**Figure scripts:**
"""

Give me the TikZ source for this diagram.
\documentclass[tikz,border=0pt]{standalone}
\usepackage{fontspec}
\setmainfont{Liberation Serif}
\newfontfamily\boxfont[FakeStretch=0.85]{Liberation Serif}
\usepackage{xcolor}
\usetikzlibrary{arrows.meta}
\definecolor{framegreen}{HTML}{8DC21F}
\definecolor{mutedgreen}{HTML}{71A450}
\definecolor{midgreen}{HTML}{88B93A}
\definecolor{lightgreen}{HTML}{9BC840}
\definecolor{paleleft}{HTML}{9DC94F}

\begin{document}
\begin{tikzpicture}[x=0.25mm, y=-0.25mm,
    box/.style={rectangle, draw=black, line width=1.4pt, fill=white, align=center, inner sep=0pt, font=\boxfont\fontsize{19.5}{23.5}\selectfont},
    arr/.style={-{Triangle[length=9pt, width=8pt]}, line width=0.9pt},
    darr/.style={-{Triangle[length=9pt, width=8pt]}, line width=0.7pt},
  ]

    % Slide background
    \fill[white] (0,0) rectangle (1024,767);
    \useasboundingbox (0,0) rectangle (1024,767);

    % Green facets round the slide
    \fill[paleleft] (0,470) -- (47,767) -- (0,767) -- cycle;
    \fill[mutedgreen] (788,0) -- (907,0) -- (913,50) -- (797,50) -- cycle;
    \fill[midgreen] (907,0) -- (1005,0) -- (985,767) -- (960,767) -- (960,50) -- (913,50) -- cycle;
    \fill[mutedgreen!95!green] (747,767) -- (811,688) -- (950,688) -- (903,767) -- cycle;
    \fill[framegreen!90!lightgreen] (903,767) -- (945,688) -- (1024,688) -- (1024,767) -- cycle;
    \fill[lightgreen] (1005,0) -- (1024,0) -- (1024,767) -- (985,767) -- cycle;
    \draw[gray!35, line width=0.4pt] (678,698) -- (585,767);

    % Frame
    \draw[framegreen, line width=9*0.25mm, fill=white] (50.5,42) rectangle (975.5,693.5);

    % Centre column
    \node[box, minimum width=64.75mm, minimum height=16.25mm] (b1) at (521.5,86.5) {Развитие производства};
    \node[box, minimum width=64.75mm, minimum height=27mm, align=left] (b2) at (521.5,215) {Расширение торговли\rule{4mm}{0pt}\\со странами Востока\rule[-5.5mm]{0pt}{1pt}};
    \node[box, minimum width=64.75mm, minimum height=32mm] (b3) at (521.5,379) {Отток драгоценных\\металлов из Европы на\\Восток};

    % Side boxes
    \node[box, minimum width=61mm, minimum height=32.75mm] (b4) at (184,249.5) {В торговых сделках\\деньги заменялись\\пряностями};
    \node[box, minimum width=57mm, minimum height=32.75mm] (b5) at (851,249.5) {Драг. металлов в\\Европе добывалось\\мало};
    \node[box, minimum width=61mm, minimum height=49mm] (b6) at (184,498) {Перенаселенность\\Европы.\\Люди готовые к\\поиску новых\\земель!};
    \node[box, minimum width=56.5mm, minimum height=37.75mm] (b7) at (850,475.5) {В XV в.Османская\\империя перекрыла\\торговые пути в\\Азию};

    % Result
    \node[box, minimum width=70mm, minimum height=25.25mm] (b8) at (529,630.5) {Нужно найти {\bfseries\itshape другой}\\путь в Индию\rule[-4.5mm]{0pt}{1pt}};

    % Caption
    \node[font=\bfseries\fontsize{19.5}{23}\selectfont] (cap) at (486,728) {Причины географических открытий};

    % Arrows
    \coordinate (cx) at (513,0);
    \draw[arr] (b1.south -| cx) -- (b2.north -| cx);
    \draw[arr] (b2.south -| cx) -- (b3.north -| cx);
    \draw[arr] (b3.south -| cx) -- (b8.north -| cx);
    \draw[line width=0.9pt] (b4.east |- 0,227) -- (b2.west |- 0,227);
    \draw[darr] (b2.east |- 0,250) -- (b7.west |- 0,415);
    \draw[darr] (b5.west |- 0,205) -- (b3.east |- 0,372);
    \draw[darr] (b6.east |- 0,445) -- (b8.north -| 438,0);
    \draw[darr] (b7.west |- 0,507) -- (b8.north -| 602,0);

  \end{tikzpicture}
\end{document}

"""
"""

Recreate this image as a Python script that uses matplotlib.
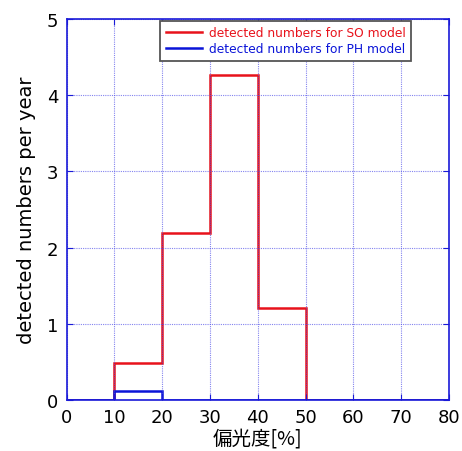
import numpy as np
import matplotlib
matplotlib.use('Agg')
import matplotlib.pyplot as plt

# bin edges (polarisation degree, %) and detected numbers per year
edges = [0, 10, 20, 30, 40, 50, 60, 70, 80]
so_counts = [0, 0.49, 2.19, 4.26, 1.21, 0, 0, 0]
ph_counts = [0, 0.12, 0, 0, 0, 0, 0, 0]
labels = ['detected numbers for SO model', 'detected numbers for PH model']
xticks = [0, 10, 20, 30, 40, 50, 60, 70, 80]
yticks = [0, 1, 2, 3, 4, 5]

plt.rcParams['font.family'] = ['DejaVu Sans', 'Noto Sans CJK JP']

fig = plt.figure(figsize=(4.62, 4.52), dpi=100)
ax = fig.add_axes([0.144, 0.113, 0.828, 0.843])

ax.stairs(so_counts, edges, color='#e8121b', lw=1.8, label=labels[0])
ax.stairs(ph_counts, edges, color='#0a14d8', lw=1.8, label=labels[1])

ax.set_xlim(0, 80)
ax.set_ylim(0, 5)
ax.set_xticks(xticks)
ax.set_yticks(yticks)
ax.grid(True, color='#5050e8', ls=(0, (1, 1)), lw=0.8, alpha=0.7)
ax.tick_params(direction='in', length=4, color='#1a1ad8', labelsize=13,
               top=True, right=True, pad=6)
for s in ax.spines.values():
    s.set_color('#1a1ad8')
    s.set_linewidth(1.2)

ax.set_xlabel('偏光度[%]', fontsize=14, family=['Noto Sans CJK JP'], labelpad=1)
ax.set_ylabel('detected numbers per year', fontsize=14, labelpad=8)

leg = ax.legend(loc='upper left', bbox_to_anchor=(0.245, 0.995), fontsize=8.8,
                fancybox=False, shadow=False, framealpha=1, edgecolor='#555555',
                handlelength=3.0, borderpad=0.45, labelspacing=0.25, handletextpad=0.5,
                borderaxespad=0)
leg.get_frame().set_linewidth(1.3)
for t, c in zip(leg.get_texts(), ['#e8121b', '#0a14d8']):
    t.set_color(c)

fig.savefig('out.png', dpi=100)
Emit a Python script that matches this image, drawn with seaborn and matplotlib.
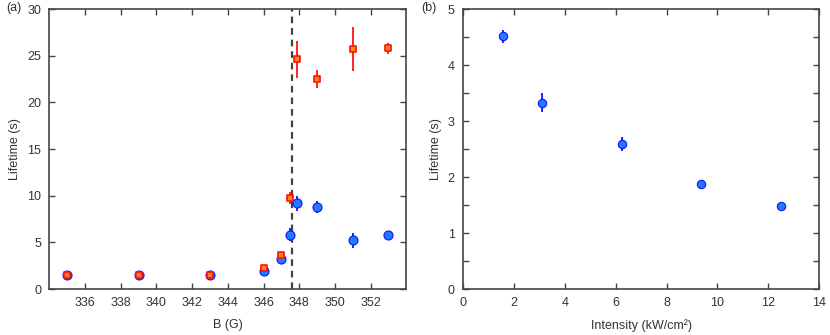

"""

**What is required:** Set down, word for word, the lines from the one holding "Recreate this image" through the one holding "ax = fig.add_axes([0.144, 0.113, 0.828, 0.843])". Skip the pictures.

**Written response:**
Recreate this image as a Python script that uses matplotlib.
import numpy as np
import matplotlib
matplotlib.use('Agg')
import matplotlib.pyplot as plt

# bin edges (polarisation degree, %) and detected numbers per year
edges = [0, 10, 20, 30, 40, 50, 60, 70, 80]
so_counts = [0, 0.49, 2.19, 4.26, 1.21, 0, 0, 0]
ph_counts = [0, 0.12, 0, 0, 0, 0, 0, 0]
labels = ['detected numbers for SO model', 'detected numbers for PH model']
xticks = [0, 10, 20, 30, 40, 50, 60, 70, 80]
yticks = [0, 1, 2, 3, 4, 5]

plt.rcParams['font.family'] = ['DejaVu Sans', 'Noto Sans CJK JP']

fig = plt.figure(figsize=(4.62, 4.52), dpi=100)
ax = fig.add_axes([0.144, 0.113, 0.828, 0.843])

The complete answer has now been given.